BOOK REVIEW: How Starbucks Saved My Life: A Son of Privilege Learns to Live Like Everyone Else

Reviewed by Afrah Jamal / Author: Michael Gates Gill
Published in Daily Times / Saturday, November 27, 2010

Starbucks had more than coffee on the menu the day Michael walked in. A company that claims its mission is to “inspire and nurture the human spirit — one person, one cup and one neighbourhood at a time”, was about to offer him a choice of lifelines along with their standard latte. And the man who once hobnobbed with poets, writers and political bigwigs and jet-setted around the globe, happily ensconced in his armour of wealth and entitlement, was going to accept both.

It is not every day that a former creative director of J Walter Thompson (JWT) who has a Yale education and leads a charmed life steps down to take the place of a Starbucks barista only to find that it was actually a step up in life.
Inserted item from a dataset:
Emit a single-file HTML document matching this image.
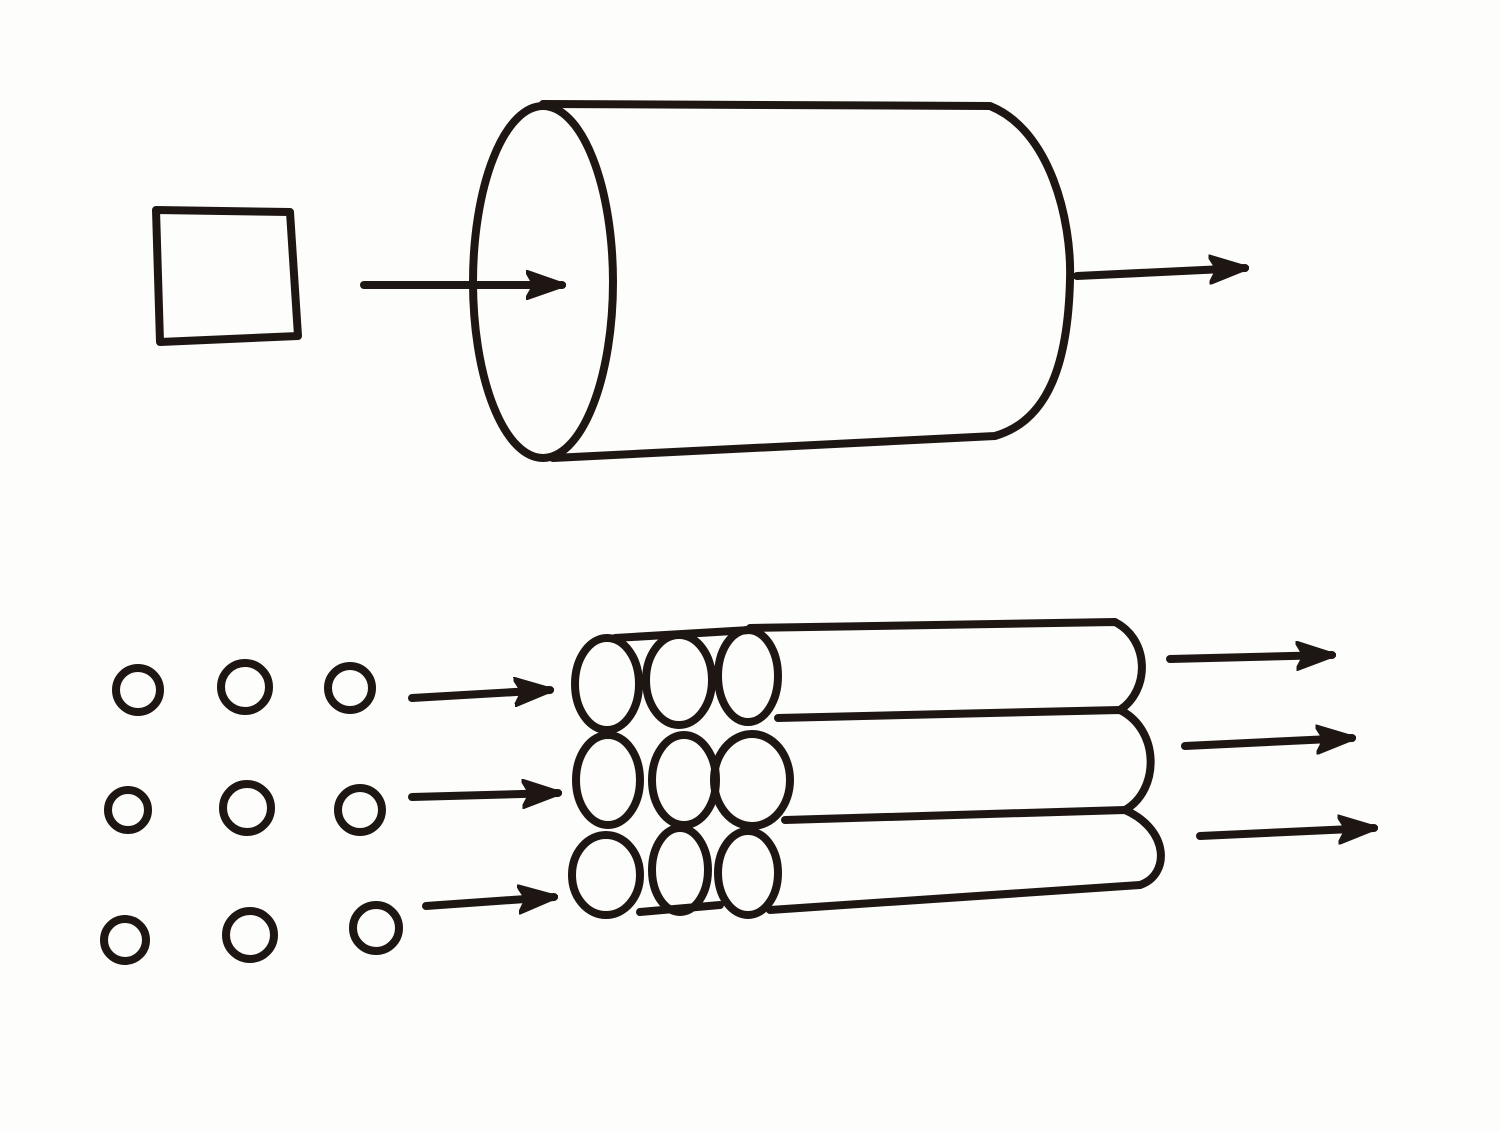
<!DOCTYPE html>
<html><head><meta charset="utf-8"><style>
html,body{margin:0;padding:0;background:#fdfdfb;}
svg{display:block}
</style></head><body>
<svg width="1500" height="1132" viewBox="0 0 1500 1132">
<defs>
<marker id="ah" viewBox="0 0 40 30" refX="36" refY="15" markerWidth="40" markerHeight="30" markerUnits="userSpaceOnUse" orient="auto"><path d="M0,1 L40,15 L0,29 L8,15 Z" fill="#1e1613" stroke="#1e1613" stroke-width="3" stroke-linejoin="round"/></marker>
</defs>
<g fill="none" stroke="#1e1613" stroke-width="8" stroke-linecap="round" stroke-linejoin="round">
<path d="M156,210 L290,212 L298,336 L160,342 Z"/>
<path d="M364,285 L562,285" marker-end="url(#ah)"/>
<g>
<ellipse cx="543" cy="282" rx="70" ry="176"/>
<path d="M543,104 L990,106 C1050,130 1072,220 1070,280 C1068,360 1050,420 995,436 L553,458"/>
</g>
<path d="M1077,276 L1245,268" marker-end="url(#ah)"/>
<g>
<circle cx="138" cy="690" r="22"/><circle cx="245" cy="687" r="24"/><circle cx="350" cy="688" r="22"/>
<circle cx="128" cy="810" r="20"/><circle cx="247" cy="808" r="24"/><circle cx="360" cy="810" r="22"/>
<circle cx="125" cy="940" r="21"/><circle cx="250" cy="935" r="24"/><circle cx="376" cy="928" r="23"/>
</g>
<g>
<path d="M412,698 L550,690" marker-end="url(#ah)"/>
<path d="M412,797 L558,793" marker-end="url(#ah)"/>
<path d="M426,906 L554,897" marker-end="url(#ah)"/>
</g>
<g>
<ellipse cx="607" cy="684" rx="32" ry="46"/><ellipse cx="679" cy="680" rx="33" ry="45"/><ellipse cx="748" cy="676" rx="30" ry="46"/>
<ellipse cx="608" cy="780" rx="32" ry="45"/><ellipse cx="684" cy="780" rx="32" ry="45"/><ellipse cx="752" cy="780" rx="38" ry="46"/>
<ellipse cx="606" cy="875" rx="34" ry="40"/><ellipse cx="680" cy="870" rx="28" ry="42"/><ellipse cx="748" cy="873" rx="30" ry="42"/>
<path d="M615,638 L750,630"/>
<path d="M750,628 L1115,622 C1150,640 1150,690 1120,710"/>
<path d="M778,718 L1120,710 C1160,730 1160,790 1125,810"/>
<path d="M785,820 L1125,810 C1170,830 1170,875 1140,885"/>
<path d="M770,910 L1140,885"/>
<path d="M640,912 L720,905"/>
</g>
<g>
<path d="M1170,659 L1332,655" marker-end="url(#ah)"/>
<path d="M1185,746 L1352,738" marker-end="url(#ah)"/>
<path d="M1200,836 L1374,828" marker-end="url(#ah)"/>
</g>
</g>
</svg>
</body></html>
As ludicrous as this sounds, How Starbucks Saved My Life insists on turning the classic rags to riches story on its head.

Michael is someone born with a silver spoon in his mouth (he is the son of New Yorker writer Brendan Gill), who discovers the secret to happiness only after he crosses over to the other side of the divide doing work that, according to him, would have appalled his entitled and arrogant self. Knocked off his comfortable perch at 53, he fell a long way down, losing balance upon re-entry.

This is the story of how a fallen star who lived for work and let his true priorities go astray found his bearings in a famous coffeehouse that offers its guests (there are no customers) a rich experience, and its partners (as every employee is called) a nurturing environment.

Starbucks, an international coffeehouse chain that welcomes all new partners with coffee sampling and coffee stories is the unexpected star that upstages the mighty JWT. JWT, which is the “largest advertising agency in the US and fourth biggest in the world” is the one in need of an image makeover before this saga ends.

Working as a barista might not be everyone’s cup of tea (or coffee), but it proved to be an ideal “pick me up” for one Michael Gates Gill. Michael, or Mike as he is now known, recounts his adventures, first as the king of advertising and later as a pawn in the service industry. He reminisces about the past when his cloak of invincibility was still intact and he seemed to have a firm grip on things, yet, upon closer examination, he notices that his supposedly picture perfect life was riven by fault lines. Pondering over his background that “put him on an upward escalator reserved for those few affluent, properly educated, well spoken, well dressed peers who would never stop ascending”, he acknowledges that he would never have left voluntarily. He uses the book to condemn not just the soulless corporate machine that evicted him after 25 years of loyal service but also his lifestyle choices responsible for driving a wedge between him and his priorities. After being escorted out of JWT, he recalls how missteps were greeted by a cheering squad, fear was the driving force and clients loved to see them trip up.

At Starbucks, on the other hand, he finds that “both partners and guests agreed that everyone deserved to be treated with respect and dignity”, which is a far cry from the Fortune 500 companies he had encountered that “spent lots of money and time writing and publishing high sounding mission statements and never practised the corporate gobbledygook that they preached.”

Mike observes that his superiors at Starbucks have no problem serving subordinates, “turning the traditional corporate hierarchy upside down”. He discovers benefits at every turn, working with people who never order but request and is pleasantly surprised when guests appear to show genuine concern about partners.

The writer happens to be the original Mad Man (reference to the AMC show Mad Men about an advertising agency on Madison Avenue set in the 1960s) and bears an uncanny resemblance to its lead character, Don Draper. He does not pretend to be an innocent bystander at JWT and, afterwards, mentions that as he moved past an old colleague, he was also “moving beyond other remnants of his past more arrogant self”. He admits to his own failings (as a family man) and pleads guilty to harbouring secret prejudices; this is not just an angry rant against a corporation that left him out in the cold.

Every now and then Mike takes a break from ripping apart JWT and entertains with vignettes from their vault. Through the book he can take down his old company without worrying about lawsuits and endorse Starbucks without being dismissed as a PR man. In 2011, Tom Hanks will don the green apron to play Mr Gill in the movie adaptation of How Starbucks Saved My Life.